Task goal: Below is a block of records. Copy every line in it that contains the word "this".
***
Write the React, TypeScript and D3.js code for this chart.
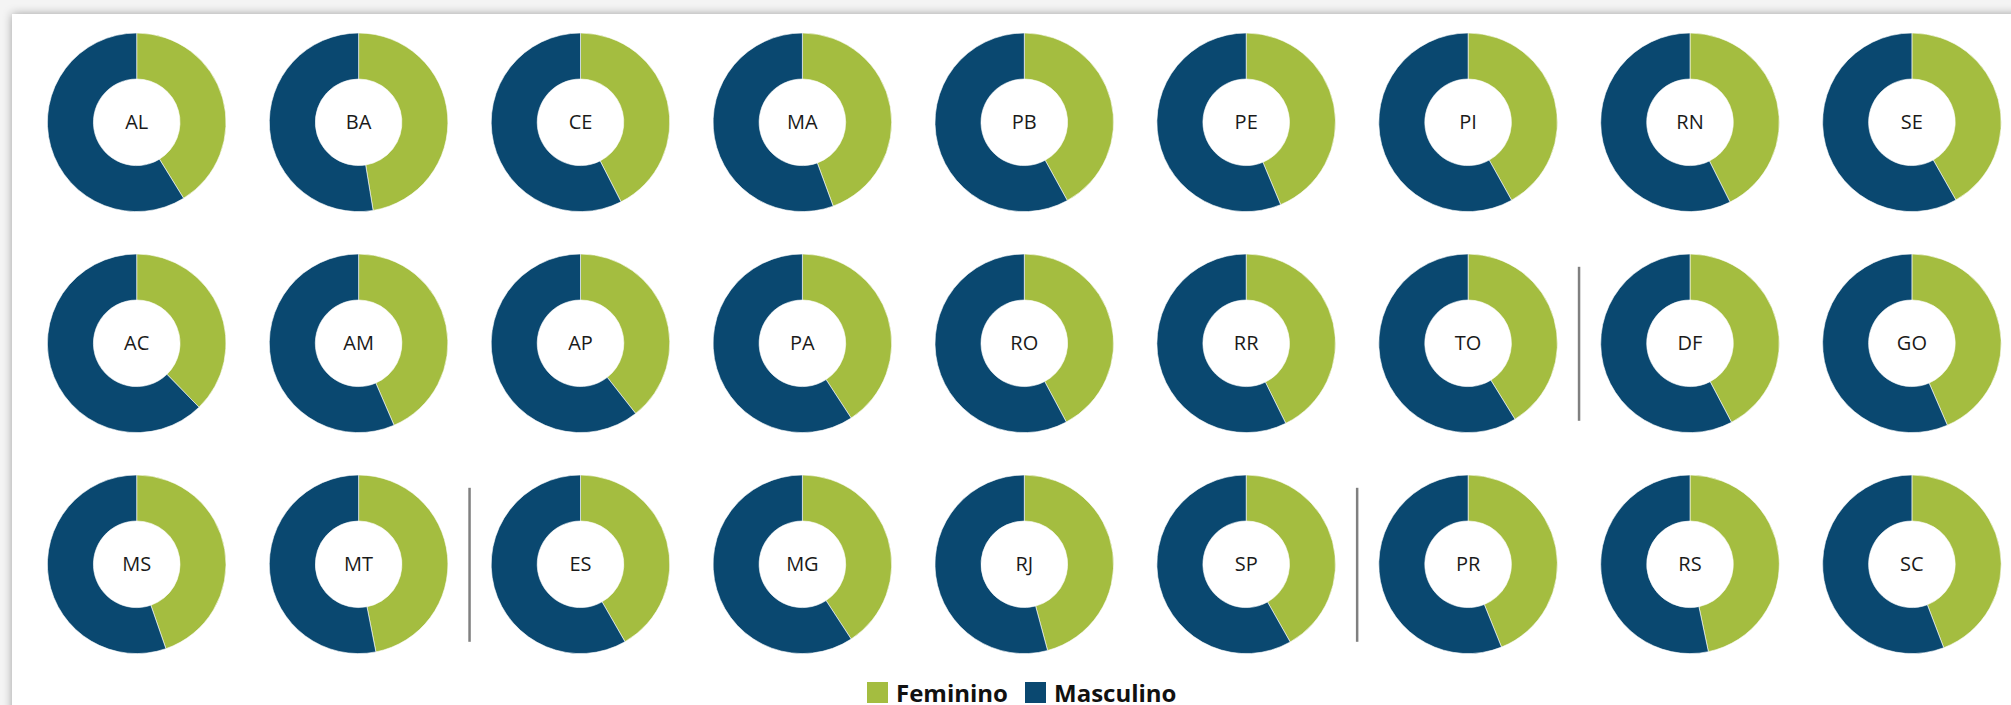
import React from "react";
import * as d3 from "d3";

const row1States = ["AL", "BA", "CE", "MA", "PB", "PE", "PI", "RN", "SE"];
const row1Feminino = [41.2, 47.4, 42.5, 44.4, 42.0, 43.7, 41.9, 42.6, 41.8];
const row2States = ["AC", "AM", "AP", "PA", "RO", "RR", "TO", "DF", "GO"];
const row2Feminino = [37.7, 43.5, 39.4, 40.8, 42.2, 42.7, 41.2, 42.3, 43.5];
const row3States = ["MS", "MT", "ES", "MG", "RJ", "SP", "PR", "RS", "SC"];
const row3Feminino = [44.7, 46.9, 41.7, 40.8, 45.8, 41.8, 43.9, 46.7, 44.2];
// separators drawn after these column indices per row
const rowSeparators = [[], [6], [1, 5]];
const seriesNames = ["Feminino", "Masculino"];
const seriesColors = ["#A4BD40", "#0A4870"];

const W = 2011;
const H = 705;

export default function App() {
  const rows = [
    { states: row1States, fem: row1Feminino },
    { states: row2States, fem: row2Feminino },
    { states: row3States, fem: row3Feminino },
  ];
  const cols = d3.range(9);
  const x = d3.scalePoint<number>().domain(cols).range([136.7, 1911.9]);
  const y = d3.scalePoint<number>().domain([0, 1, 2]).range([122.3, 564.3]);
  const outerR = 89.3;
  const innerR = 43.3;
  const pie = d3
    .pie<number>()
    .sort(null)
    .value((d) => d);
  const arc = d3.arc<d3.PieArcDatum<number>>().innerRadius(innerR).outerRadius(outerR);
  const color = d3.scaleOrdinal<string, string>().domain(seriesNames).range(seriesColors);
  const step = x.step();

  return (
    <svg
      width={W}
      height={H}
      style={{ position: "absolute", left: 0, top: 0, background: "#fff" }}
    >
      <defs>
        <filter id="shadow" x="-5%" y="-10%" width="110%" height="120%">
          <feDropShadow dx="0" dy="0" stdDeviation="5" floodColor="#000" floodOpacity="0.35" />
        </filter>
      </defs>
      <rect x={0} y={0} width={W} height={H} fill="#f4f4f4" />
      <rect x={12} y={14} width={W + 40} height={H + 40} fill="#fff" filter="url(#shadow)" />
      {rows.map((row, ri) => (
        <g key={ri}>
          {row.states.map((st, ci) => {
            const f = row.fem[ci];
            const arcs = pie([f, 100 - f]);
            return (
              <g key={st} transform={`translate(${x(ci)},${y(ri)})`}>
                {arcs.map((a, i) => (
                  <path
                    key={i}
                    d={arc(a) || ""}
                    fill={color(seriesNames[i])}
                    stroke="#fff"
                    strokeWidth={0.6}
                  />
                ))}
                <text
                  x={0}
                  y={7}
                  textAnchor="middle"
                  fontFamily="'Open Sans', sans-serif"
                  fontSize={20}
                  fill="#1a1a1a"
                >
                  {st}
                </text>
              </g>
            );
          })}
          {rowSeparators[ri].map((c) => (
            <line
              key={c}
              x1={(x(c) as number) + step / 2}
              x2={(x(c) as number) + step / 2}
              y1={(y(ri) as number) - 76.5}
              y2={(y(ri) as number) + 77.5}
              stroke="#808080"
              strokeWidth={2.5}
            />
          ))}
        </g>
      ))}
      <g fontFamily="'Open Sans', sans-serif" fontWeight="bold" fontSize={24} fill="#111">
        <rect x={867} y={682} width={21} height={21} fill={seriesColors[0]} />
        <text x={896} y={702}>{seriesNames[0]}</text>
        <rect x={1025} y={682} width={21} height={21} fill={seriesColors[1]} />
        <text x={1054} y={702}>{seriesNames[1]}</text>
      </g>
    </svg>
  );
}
***
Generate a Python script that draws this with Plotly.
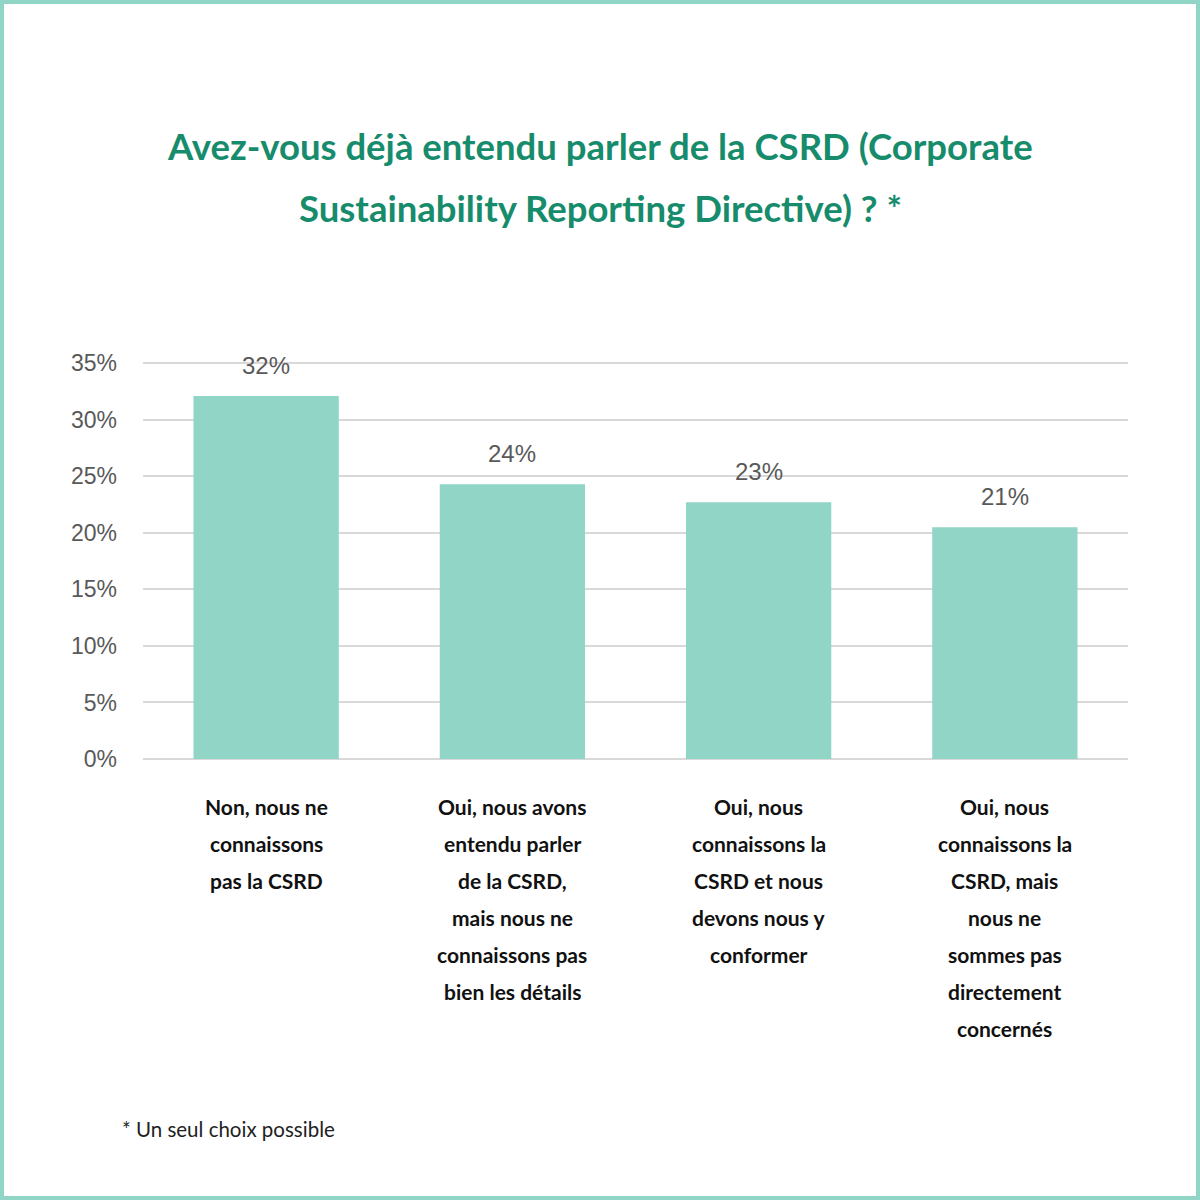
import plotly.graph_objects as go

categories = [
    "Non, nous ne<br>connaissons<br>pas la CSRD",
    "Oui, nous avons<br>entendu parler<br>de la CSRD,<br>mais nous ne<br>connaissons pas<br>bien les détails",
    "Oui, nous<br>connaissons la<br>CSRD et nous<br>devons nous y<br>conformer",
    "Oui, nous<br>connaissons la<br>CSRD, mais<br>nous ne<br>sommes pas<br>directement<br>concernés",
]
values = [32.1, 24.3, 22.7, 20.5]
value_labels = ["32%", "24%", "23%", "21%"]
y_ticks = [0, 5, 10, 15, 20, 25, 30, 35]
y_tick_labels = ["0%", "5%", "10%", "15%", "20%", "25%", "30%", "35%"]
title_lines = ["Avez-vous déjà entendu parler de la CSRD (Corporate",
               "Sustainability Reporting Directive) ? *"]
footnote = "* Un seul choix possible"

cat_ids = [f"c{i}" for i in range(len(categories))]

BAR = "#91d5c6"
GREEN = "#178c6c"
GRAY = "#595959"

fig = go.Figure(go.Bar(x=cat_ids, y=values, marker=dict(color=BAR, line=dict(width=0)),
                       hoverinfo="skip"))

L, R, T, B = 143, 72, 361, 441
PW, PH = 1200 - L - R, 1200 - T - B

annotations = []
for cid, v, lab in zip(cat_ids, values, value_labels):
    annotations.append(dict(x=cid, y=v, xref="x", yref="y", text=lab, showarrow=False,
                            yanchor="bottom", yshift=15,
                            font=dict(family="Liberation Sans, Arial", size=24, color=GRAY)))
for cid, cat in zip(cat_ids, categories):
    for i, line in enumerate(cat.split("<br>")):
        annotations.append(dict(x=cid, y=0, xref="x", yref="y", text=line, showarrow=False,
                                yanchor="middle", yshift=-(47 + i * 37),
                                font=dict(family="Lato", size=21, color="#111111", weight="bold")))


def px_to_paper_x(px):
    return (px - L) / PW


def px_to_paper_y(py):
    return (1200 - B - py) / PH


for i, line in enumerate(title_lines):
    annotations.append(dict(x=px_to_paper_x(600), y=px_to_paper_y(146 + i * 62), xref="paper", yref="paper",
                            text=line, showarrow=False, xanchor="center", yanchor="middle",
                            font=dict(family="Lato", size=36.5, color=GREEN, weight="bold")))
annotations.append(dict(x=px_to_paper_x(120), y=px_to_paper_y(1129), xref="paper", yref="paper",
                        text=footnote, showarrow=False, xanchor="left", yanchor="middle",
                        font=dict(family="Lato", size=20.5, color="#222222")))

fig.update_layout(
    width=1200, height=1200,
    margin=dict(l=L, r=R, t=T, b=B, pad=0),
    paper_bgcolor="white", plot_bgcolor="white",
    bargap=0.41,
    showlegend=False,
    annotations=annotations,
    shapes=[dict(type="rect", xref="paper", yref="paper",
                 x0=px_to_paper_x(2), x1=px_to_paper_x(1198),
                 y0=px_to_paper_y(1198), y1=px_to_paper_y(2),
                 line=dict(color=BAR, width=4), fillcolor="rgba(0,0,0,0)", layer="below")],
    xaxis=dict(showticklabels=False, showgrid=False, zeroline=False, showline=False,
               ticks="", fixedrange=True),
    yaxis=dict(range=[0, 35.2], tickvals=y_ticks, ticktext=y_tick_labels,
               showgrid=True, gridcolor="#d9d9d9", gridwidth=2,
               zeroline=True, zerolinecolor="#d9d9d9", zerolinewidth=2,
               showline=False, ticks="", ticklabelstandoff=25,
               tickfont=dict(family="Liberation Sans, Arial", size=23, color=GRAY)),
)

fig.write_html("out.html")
***
Answer to the task:
Write the React, TypeScript and D3.js code for this chart.
Generate a Python script that draws this with Plotly.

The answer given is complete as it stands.